Au moment où le gouvernement du Québec a pris une position ferme dans le dossier d'une étudiante égyptienne, expulsée d'une classe de francisation parce qu'elle tenait à garder son niqab en classe et ce deux fois plutôt qu'une, d'autres provinces canadiennes semblent peu enclines à légiférer en cette matière.

Des responsables du ministère de l'Immigration du Québec ont exclu une musulmane d'un cours de français subventionné par le gouvernement, au cours des derniers jours, après qu'elle ait refusé de retirer son niqab, un voile couvrant la totalité du visage, sauf les yeux.

Il s'agissait de la deuxième confrontation du genre entre Québec et l'étudiante, ce qui a poussé la ministre de l'Immigration, Yolande James, à y aller de la déclaration suivante : «Si la personne veut assister au cours de français... on veut voir son visage.»

Mais cette prise de position ne semble pas commune ailleurs au Canada.

Par exemple, les autorités de l'Ontario permettent aux musulmanes qui y tiennent à garder leur visage couvert en classe.

«L'Ontario est une province ouverte, a déclaré Indira Naidoo-Harris, une porte-parole du ministère des Affaires civiques et de l'Immigration. Nous sommes déterminés à créer une société ouverte où tous les Ontariens sont respectés.»

Mais cette ouverture, dans les faits, n'a pas été véritablement testée car, selon Mme Naidoo-Harris, l'Ontario n'a jamais été confrontée à un cas du genre.

La situation est semblable en Colombie-Britannique qui, à l'instar de bien d'autres provinces, ne compte aucune politique clairement établie sur cette question lors de cours linguistiques subventionnés par le gouvernement.

«En Nouvelle-Écosse, les citoyens ont le droit d'exprimer leur foi comme bon leur semble», a indiqué, de son côté, la ministre de l'Immigration, Ramona Jennex.

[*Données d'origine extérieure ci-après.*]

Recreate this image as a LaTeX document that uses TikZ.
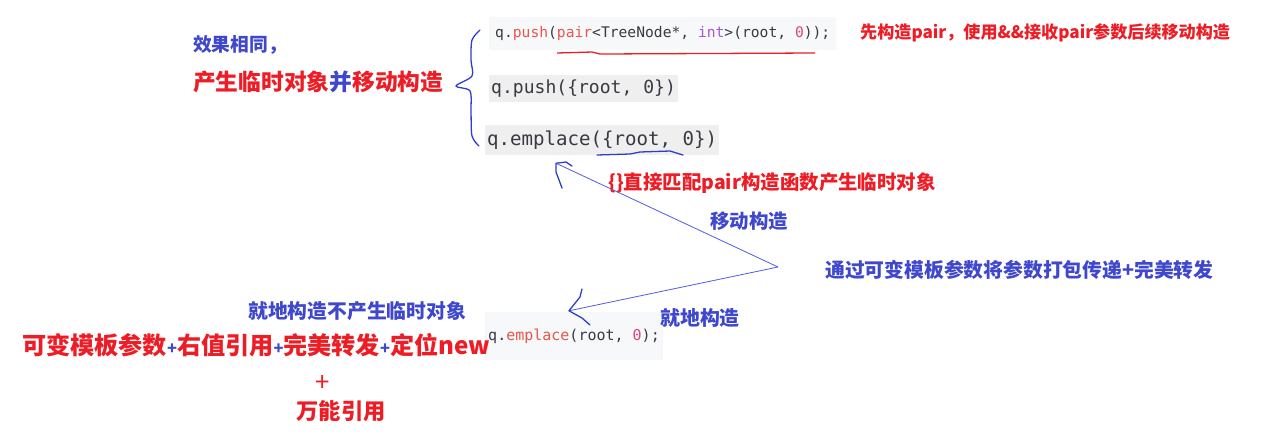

Mais au Québec, les questions relatives à la tenue vestimentaire ont des répercussions politiques et sont partie inhérente du débat sur les fameux accommodements raisonnables. Ce thème est devenu si controversé que le gouvernement libéral a dû instaurer une commission publique pour débattre de la question, en 2007.

La plupart des recommandations qui en sont issues ont été reléguées aux tablettes, mais depuis la plus récente controverse, le premier ministre Jean Charest a dû répondre à un barrage de questions sur la volonté de son gouvernement à préserver les valeurs du Québec.

«Le dossier des accommodements raisonnables est plus délicat au Québec à cause de son passé en tant que majorité francophone qui, à la fois, se veut une minorité vulnérable», fait remarquer Monton Weinfeld, professeur de sociologie et spécialiste de l'antisémitisme et des relations interethniques à l'Université McGill.

«Les questions d'intégrité culturelle et de survie sont au coeur des préoccupations.»

Le fait que le Québec soit moins diversifié, sur le plan ethnique, que d'autres régions du pays pourrait aussi expliquer pourquoi ce dossier y retient tant l'attention.

Selon le plus récent bilan de Statistique Canada, seulement 16% de la population de Montréal n'étaient pas de race blanche, en 2006. Les chiffres étaient encore plus bas à Québec (2%) et à Saguenay (1%). À Vancouver et à Toronto, en comparaison, la proportion de gens de couleur était supérieure à 40%.

«Le dossier du port du niqab fait beaucoup jaser parce qu'il est rattaché à l'islamophobie, note M. Weinfeld. Mais ce n'est pas quelque chose exclusif au Québec.»

Plusieurs représentants d'autres provinces n'ont pas voulu commenter la position prônée par Mme James, mais les responsables au Manitoba disent surveiller la situation là-bas.